Speaking at the Building Societies Association annual mortgage seminar this week FSA mortgage policy manager Lynda Blackwell said that self-cert mortgages have been largely withdrawn from the market in the wake of the credit crunch.
Blackwell said: “So what’s wrong with fast-track? We are well aware that lenders’ fast-tracking processes can be ‘gamed’ by brokers who know the rules and who know where to place cases where they don’t want to provide evidence of income.
“And with the demise of self-cert, the point of least resistance becomes fast-track. Fast track would simply develop into self-cert by another name. We read the mortgage blogs and have seen many brokers comment on how easy and open to abuse the fast track process is.”

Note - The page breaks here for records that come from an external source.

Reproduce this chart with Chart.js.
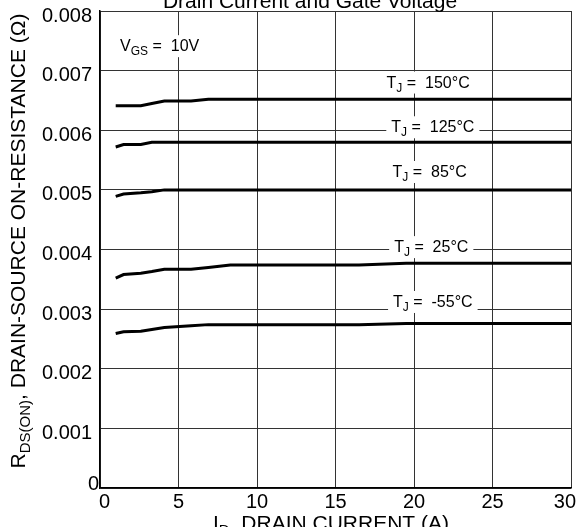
<!DOCTYPE html>
<html>
<head>
<meta charset="utf-8">
<script src="https://cdn.jsdelivr.net/npm/chart.js@4.4.1/dist/chart.umd.min.js"></script>
<style>
  html, body { margin: 0; padding: 0; background: #fff; }
  canvas { display: block; }
</style>
</head>
<body>
<canvas id="chart" width="577" height="527"></canvas>
<script>
// drain current (A), shared by all curves
const current = [1, 1.5, 2.6, 3.3, 4.1, 5.8, 6.9, 8.3, 16.5, 19.5, 30];

// on-resistance (ohm) per junction temperature
const r150 = [0.00641, 0.00641, 0.00641, 0.00645, 0.00649, 0.00649, 0.00652, 0.00652, 0.00652, 0.00652, 0.00652];
const r125 = [0.00572, 0.00576, 0.00576, 0.00580, 0.00580, 0.00580, 0.00580, 0.00580, 0.00580, 0.00580, 0.00580];
const r85 = [0.00489, 0.00493, 0.00495, 0.00497, 0.00500, 0.00500, 0.00500, 0.00500, 0.00500, 0.00500, 0.00500];
const r25 = [0.00352, 0.00358, 0.00360, 0.00363, 0.00367, 0.00367, 0.00370, 0.00374, 0.00374, 0.00377, 0.00377];
const rm55 = [0.00259, 0.00262, 0.00263, 0.00266, 0.00269, 0.00272, 0.00274, 0.00274, 0.00274, 0.00276, 0.00276];

const tempLabels = ['150°C', '125°C', '85°C', '25°C', '-55°C'];
const labelX = [20.9, 21.2, 21.0, 21.1, 21.2];
const labelY = [0.0068, 0.00605, 0.0053, 0.00404, 0.00312];

const xTicks = [0, 5, 10, 15, 20, 25, 30];
const yTicks = [0, 0.001, 0.002, 0.003, 0.004, 0.005, 0.006, 0.007, 0.008];

const FONT = "'Liberation Sans', Arial, sans-serif";

function pts(ys) {
  return current.map((x, i) => ({ x: x, y: ys[i] }));
}

// draw text made of normal and subscript parts, starting at x
function richWidth(ctx, parts, size, subSize) {
  let w = 0;
  parts.forEach(p => {
    ctx.font = (p.sub ? subSize : size) + 'px ' + FONT;
    w += ctx.measureText(p.t).width;
  });
  return w;
}
function drawRich(ctx, parts, x, y, size, subSize, subDrop) {
  parts.forEach(p => {
    ctx.font = (p.sub ? subSize : size) + 'px ' + FONT;
    ctx.fillText(p.t, x, p.sub ? y + subDrop : y);
    x += ctx.measureText(p.t).width;
  });
}

const textPlugin = {
  id: 'texts',
  afterDatasetsDraw(chart) {
    const ctx = chart.ctx;
    const xs = chart.scales.x, ys = chart.scales.y;
    const area = chart.chartArea;
    ctx.save();
    ctx.fillStyle = '#000';
    ctx.textAlign = 'left';
    ctx.textBaseline = 'alphabetic';

    // boxed labels inside the plot
    const boxed = [{ parts: [{ t: 'V' }, { t: 'GS', sub: true }, { t: ' =  10V' }], x: 3.8, y: 0.00741 }];
    tempLabels.forEach((t, i) => {
      boxed.push({ parts: [{ t: 'T' }, { t: 'J', sub: true }, { t: ' =  ' + t }], x: labelX[i], y: labelY[i] });
    });
    boxed.forEach(b => {
      const w = richWidth(ctx, b.parts, 16, 12);
      const cx = xs.getPixelForValue(b.x);
      const cy = ys.getPixelForValue(b.y);
      ctx.fillStyle = '#fff';
      ctx.fillRect(cx - w / 2 - 5, cy - 11, w + 10, 22);
      ctx.fillStyle = '#000';
      drawRich(ctx, b.parts, cx - w / 2, cy + 5, 16, 12, 4);
    });

    // tick labels (drawn by hand: the source sets them slightly off the grid)
    ctx.font = '20px ' + FONT;
    ctx.textBaseline = 'middle';
    ctx.textAlign = 'right';
    yTicks.forEach(v => {
      const py = ys.getPixelForValue(v);
      if (v === 0) {
        ctx.fillText('0', area.left - 1, py - 4);
      } else {
        ctx.fillText(v.toFixed(3), area.left - 8, py + 5);
      }
    });
    ctx.textAlign = 'center';
    xTicks.forEach(v => {
      const s = String(v);
      const w = ctx.measureText(s).width;
      let px = xs.getPixelForValue(v);
      px = Math.max(px, area.left + w / 2 - 1);
      px = Math.min(px, chart.width - 1 - w / 2);
      ctx.fillText(s, px, area.bottom + 14);
    });

    // clipped title at the top
    ctx.textBaseline = 'alphabetic';
    ctx.font = '21px ' + FONT;
    ctx.fillText('Drain Current and Gate Voltage', 310, 8);
    ctx.textAlign = 'left';

    // x axis title
    const xt = [{ t: 'I' }, { t: 'D', sub: true }, { t: ', DRAIN CURRENT (A)' }];
    const xw = richWidth(ctx, xt, 21, 15);
    drawRich(ctx, xt, 331 - xw / 2, 530, 21, 15, 5);

    // y axis title
    const yt = [{ t: 'R' }, { t: 'DS(ON)', sub: true }, { t: ', DRAIN-SOURCE ON-RESISTANCE (Ω)' }];
    const yw = richWidth(ctx, yt, 21, 15);
    ctx.translate(25, 241);
    ctx.rotate(-Math.PI / 2);
    drawRich(ctx, yt, -yw / 2, 0, 21, 15, 5);
    ctx.restore();
  }
};

const series = [r150, r125, r85, r25, rm55];

new Chart(document.getElementById('chart'), {
  type: 'line',
  data: {
    datasets: series.map((s, i) => ({
      label: tempLabels[i],
      data: pts(s),
      borderColor: '#000',
      borderWidth: 3,
      pointRadius: 0,
      tension: 0,
      fill: false
    }))
  },
  options: {
    responsive: false,
    animation: false,
    devicePixelRatio: 1,
    layout: { padding: { top: 11, right: 6, left: 0, bottom: 0 } },
    plugins: { legend: { display: false }, tooltip: { enabled: false } },
    scales: {
      x: {
        type: 'linear',
        min: 0,
        max: 30,
        afterBuildTicks: s => { s.ticks = xTicks.map(v => ({ value: v })); },
        afterFit: s => { s.height = 39; s.paddingLeft = 0; s.paddingRight = 0; },
        ticks: { display: false },
        grid: { color: '#333', lineWidth: 1, drawTicks: false },
        border: { color: '#000', width: 1.5 }
      },
      y: {
        min: 0,
        max: 0.008,
        afterBuildTicks: s => { s.ticks = yTicks.map(v => ({ value: v })); },
        afterFit: s => { s.width = 100; s.paddingTop = 0; s.paddingBottom = 0; },
        ticks: { display: false },
        grid: { color: '#333', lineWidth: 1, drawTicks: false },
        border: { color: '#000', width: 1.5 }
      }
    }
  },
  plugins: [textPlugin]
});
</script>
</body>
</html>
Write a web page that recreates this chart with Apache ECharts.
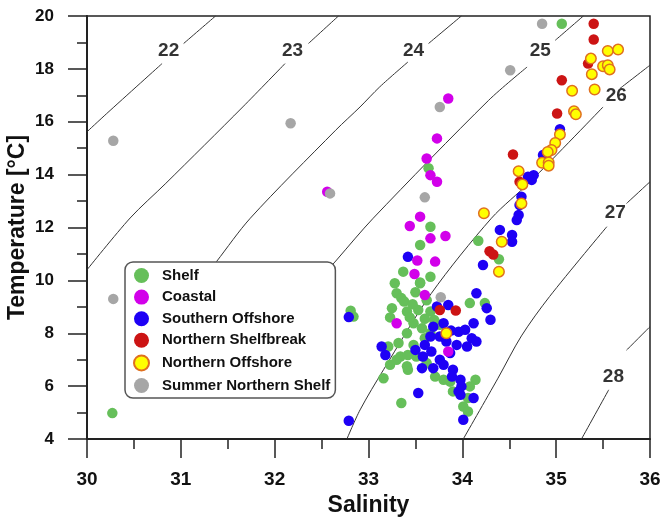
<!DOCTYPE html>
<html>
<head>
<meta charset="utf-8">
<script src="https://cdn.jsdelivr.net/npm/echarts@6/dist/echarts.min.js"></script>
<style>
  html, body { margin: 0; padding: 0; background: #fff; }
  #ts { width: 662px; height: 518px; }
</style>
</head>
<body>
<div id="ts"></div>
<script>
// [salinity, temperature]
var shelf = [[35.06,19.71],[30.27,4.98],[32.81,8.85],[32.84,8.63],[33.64,14.24],[33.66,12.03],[33.55,11.34],
    [34.17,11.50],[34.39,10.80],[33.37,10.33],[33.66,10.14],[33.55,9.92],[33.28,9.89],[33.30,9.51],[33.35,9.33],
    [33.55,9.89],[33.41,8.82],[33.53,8.88],[33.66,8.82],[34.08,9.14],[34.24,9.14],[33.48,8.38],[33.57,8.19],
    [33.41,8.00],[33.32,7.63],[33.21,7.50],[33.48,7.56],[33.60,7.81],[33.66,8.00],[33.34,7.12],[33.23,6.81],
    [33.42,6.62],[33.16,6.30],[33.51,7.12],[33.62,6.87],[33.71,6.36],[33.80,6.24],[33.90,5.80],[33.87,6.17],
    [34.14,6.24],[34.08,5.99],[33.35,5.36],[34.01,5.23],[34.06,5.55],[33.76,8.32],[34.06,5.04],[33.41,6.75],
    [33.44,8.60],[33.38,9.20],[33.60,8.55],[33.70,8.50],[33.42,7.18],[33.30,7.00],[33.25,8.95],[33.50,9.55],
    [33.47,9.10],[33.62,9.25],[33.23,8.60]];
var coastal = [[32.56,13.35],[33.85,16.88],[33.73,15.37],[33.62,14.61],[33.66,13.98],[33.73,13.73],[33.55,12.41],
    [33.44,12.06],[33.66,11.59],[33.82,11.68],[33.52,10.75],[33.71,10.71],[33.49,10.24],[33.60,9.45],[33.30,8.38],
    [33.85,7.31]];
var southernOffshore = [[35.04,15.72],[34.86,14.74],[34.76,13.98],[34.74,13.80],[34.70,13.92],[34.63,13.16],
    [34.61,12.85],[34.60,12.47],[34.58,12.28],[34.53,11.72],[34.53,11.46],[34.40,11.91],[34.22,10.58],[34.15,9.51],
    [33.42,10.89],[34.26,8.95],[34.30,8.51],[34.12,8.38],[33.14,7.50],[33.18,7.18],[33.53,5.74],[34.12,5.55],
    [34.01,4.73],[32.79,8.61],[32.79,4.69],[33.73,9.01],[33.85,9.07],[33.69,8.25],[33.76,7.88],[33.66,7.88],
    [33.96,8.06],[34.03,8.13],[34.10,7.81],[34.15,7.69],[34.05,7.50],[33.94,7.56],[33.58,7.12],[33.67,7.31],
    [33.76,7.00],[33.87,7.25],[33.57,6.68],[33.69,6.68],[33.80,6.81],[33.90,6.62],[33.89,6.36],[33.98,6.24],
    [33.99,5.99],[33.96,5.80],[33.98,5.67],[33.60,7.56],[33.83,7.69],[33.50,7.37],[33.80,8.38],[33.88,8.10]];
var northernShelfbreak = [[35.40,19.71],[35.40,19.11],[35.34,18.20],[35.06,17.57],[35.01,16.31],[34.54,14.76],
    [34.61,13.73],[34.29,11.10],[34.33,10.98],[33.76,8.88],[33.93,8.86]];
var northernOffshore = [[35.55,18.68],[35.66,18.73],[35.37,18.39],[35.50,18.10],[35.55,18.14],[35.57,17.98],
    [35.38,17.80],[35.41,17.22],[35.17,17.17],[35.19,16.40],[35.21,16.28],[35.04,15.52],[34.99,15.20],[34.95,14.93],
    [34.91,14.86],[34.85,14.45],[34.92,14.46],[34.92,14.34],[34.60,14.13],[34.64,13.63],[34.63,12.91],[34.23,12.54],
    [34.42,11.46],[34.39,10.33],[33.83,8.00]];
var summerNorthernShelf = [[30.28,15.28],[32.17,15.94],[32.59,13.29],[34.85,19.71],[34.51,17.95],[33.76,16.56],
    [33.60,13.14],[30.28,9.30],[33.77,9.36]];

// sigma-t isopycnals, each split around its label
var isopycnal22 = [[[30.00,15.62],[30.21,16.31],[30.80,18.20]], [[31.03,18.96],[31.37,20.00]]];
var isopycnal23 = [[[30.00,10.40],[30.46,12.36],[30.84,13.67],[31.66,16.56],[32.11,18.20]], [[32.36,18.96],[32.68,20.00]]];
var isopycnal24 = [[[31.05,9.20],[31.38,10.71],[31.74,12.35],[32.65,15.68],[32.91,16.56],[33.12,17.32],[33.42,18.26]], [[33.64,18.96],[33.99,20.00]]];
var isopycnal25 = [[[32.35,9.50],[32.66,10.77],[33.05,12.35],[34.28,16.81],[34.69,18.07]], [[34.99,19.08],[35.29,20.00]]];
var isopycnal26 = [[[32.77,4.00],[32.91,5.10],[33.16,6.62],[33.67,9.51],[34.31,12.35],[34.72,13.72],[35.50,16.56]], [[35.68,17.26],[36.00,18.14]]];
var isopycnal27 = [[[34.01,4.00],[34.38,6.30],[34.63,7.90],[34.93,9.39],[35.54,12.03]], [[35.75,12.91],[36.00,13.73]]];
var isopycnal28 = [[[35.27,4.00],[35.56,5.86]], [[35.75,7.36],[36.00,8.25]]];
var contourLabels = [[30.87,18.70,'22'],[32.19,18.70,'23'],[33.48,18.70,'24'],[34.83,18.70,'25'],
    [35.64,17.00,'26'],[35.63,12.54,'27'],[35.61,6.36,'28']];

var legendNames = ['Shelf','Coastal','Southern Offshore','Northern Shelfbreak','Northern Offshore','Summer Northern Shelf'];

window.onload = function () {
    var chart = echarts.init(document.getElementById('ts'));
    var font = 'Liberation Sans, Arial, sans-serif';
    var series = [];

    [isopycnal22, isopycnal23, isopycnal24, isopycnal25, isopycnal26, isopycnal27, isopycnal28].forEach(function (iso) {
        iso.forEach(function (seg) {
            series.push({
                type: 'line', data: seg, smooth: 0.3, symbol: 'none', silent: true,
                lineStyle: { color: '#333', width: 1 }, z: 1
            });
        });
    });
    series.push({
        type: 'scatter', data: contourLabels, symbolSize: 0, silent: true,
        label: {
            show: true, position: 'inside', formatter: function (p) { return p.data[2]; },
            color: '#000', fontSize: 19, fontWeight: 'bold', fontFamily: font
        }
    });

    var scatter = function (name, data, color, border) {
        return {
            name: name, type: 'scatter', data: data, symbolSize: 10.5,
            itemStyle: { color: color, borderColor: border || color, borderWidth: border ? 1.5 : 0, opacity: 1 }
        };
    };
    // draw order: blue under magenta, gray last
    series.push(scatter('Shelf', shelf, '#66bf5a'));
    series.push(scatter('Southern Offshore', southernOffshore, '#1e00f5'));
    series.push(scatter('Coastal', coastal, '#d200ea'));
    series.push(scatter('Northern Shelfbreak', northernShelfbreak, '#cc1414'));
    series.push(scatter('Northern Offshore', northernOffshore, '#ffff00', '#e0701e'));
    series.push(scatter('Summer Northern Shelf', summerNorthernShelf, '#a6a6a6'));

    var option = {
        animation: false,
        grid: {
            left: 87, right: 12, top: 16, bottom: 79, outerBoundsMode: 'none', containLabel: false,
            show: true, borderColor: '#222', borderWidth: 1.5
        },
        legend: {
            data: legendNames, orient: 'vertical', left: 125, top: 262,
            itemWidth: 15, itemHeight: 15, itemGap: 6.6,
            padding: [6, 5, 5, 8],
            backgroundColor: '#fff', borderColor: '#555', borderWidth: 1.5, borderRadius: 8,
            textStyle: { fontSize: 15, fontWeight: 'bold', color: '#111', fontFamily: font, padding: [0, 0, 0, 8] }
        },
        xAxis: {
            type: 'value', min: 30, max: 36, interval: 1,
            name: 'Salinity', nameLocation: 'middle', nameGap: 53,
            nameTextStyle: { fontSize: 23, fontWeight: 'bold', color: '#111', fontFamily: font },
            axisLine: { lineStyle: { color: '#222', width: 2 } },
            axisTick: { length: 19, lineStyle: { color: '#222', width: 1.5 } },
            minorTick: { show: true, splitNumber: 2, length: 10, lineStyle: { color: '#222', width: 1.5 } },
            axisLabel: { margin: 31, fontSize: 19, fontWeight: 'bold', color: '#111', fontFamily: font },
            splitLine: { show: false }
        },
        yAxis: {
            type: 'value', min: 4, max: 20, interval: 2,
            name: 'Temperature [°C]', nameLocation: 'middle', nameGap: 58, nameMoveOverlap: false,
            nameTextStyle: { fontSize: 23, fontWeight: 'bold', color: '#111', fontFamily: font },
            axisLine: { lineStyle: { color: '#222', width: 2 } },
            axisTick: { length: 19, lineStyle: { color: '#222', width: 1.5 } },
            minorTick: { show: true, splitNumber: 2, length: 10, lineStyle: { color: '#222', width: 1.5 } },
            axisLabel: { margin: 33, fontSize: 17, fontWeight: 'bold', color: '#111', fontFamily: font },
            splitLine: { show: false }
        },
        series: series
    };
    chart.setOption(option);
};
</script>
</body>
</html>
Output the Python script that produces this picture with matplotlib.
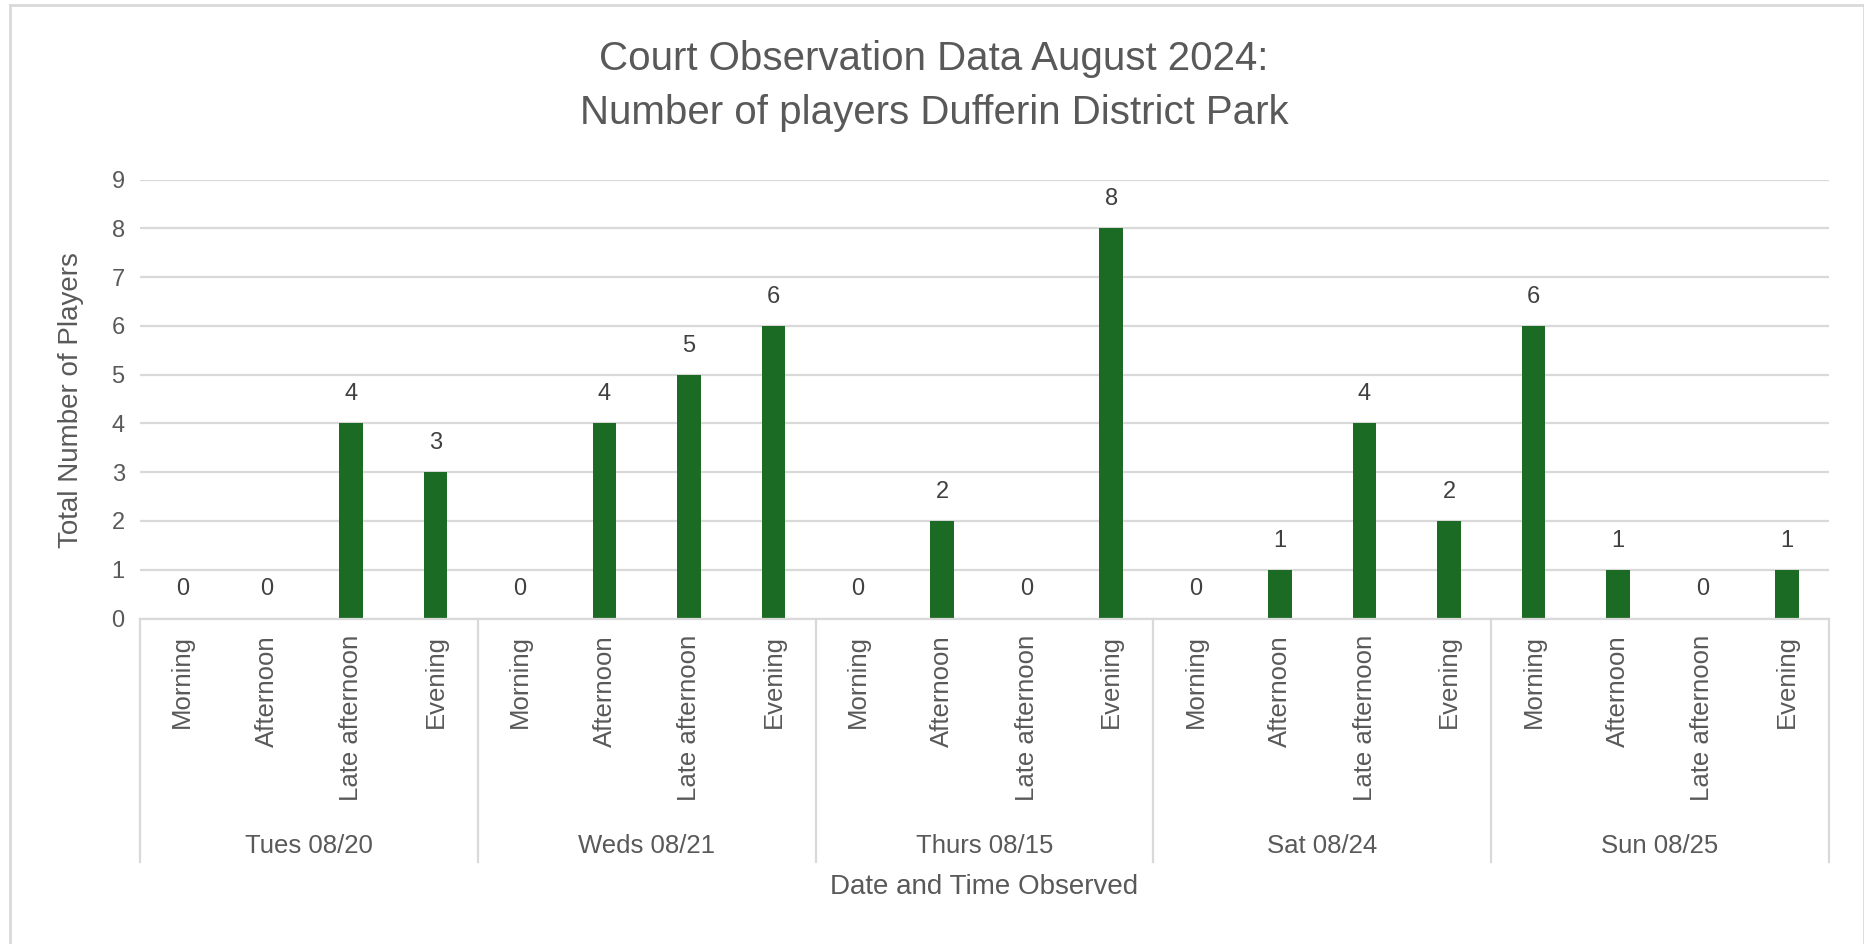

The FSA has proposed to introduce income verification on all mortgages as part of its mortgage market review, effectively banning self-cert and fast track.
Blackwell says that 15 per cent of all mortgage applications in 2007 above 95 per cent loan-to-value were non-income verified. Blackwell says non-income verified mortgages continue in the form of fast-track, with fast-track accounting for 43 per cent of all mortgages sold in Q1 this year.
She adds: “If we leave fast tracking as it is, there will be a natural relaxation of criteria, as we saw in the past.
“As we have seen, memories are short, particularly when the good times start to roll. And we are not just concerned about the near future: we are concerned about putting in place standards that will endure across the economic cycle.”
Blackwell also criticised the Council of Mortgage Lenders for its claim that had the MMR proposals been in place between 2005 and 2009 around half of the mortgages advanced would not potentially not have been granted.
She said the trade body was “premature” to make such judgements before the rules had been finalised.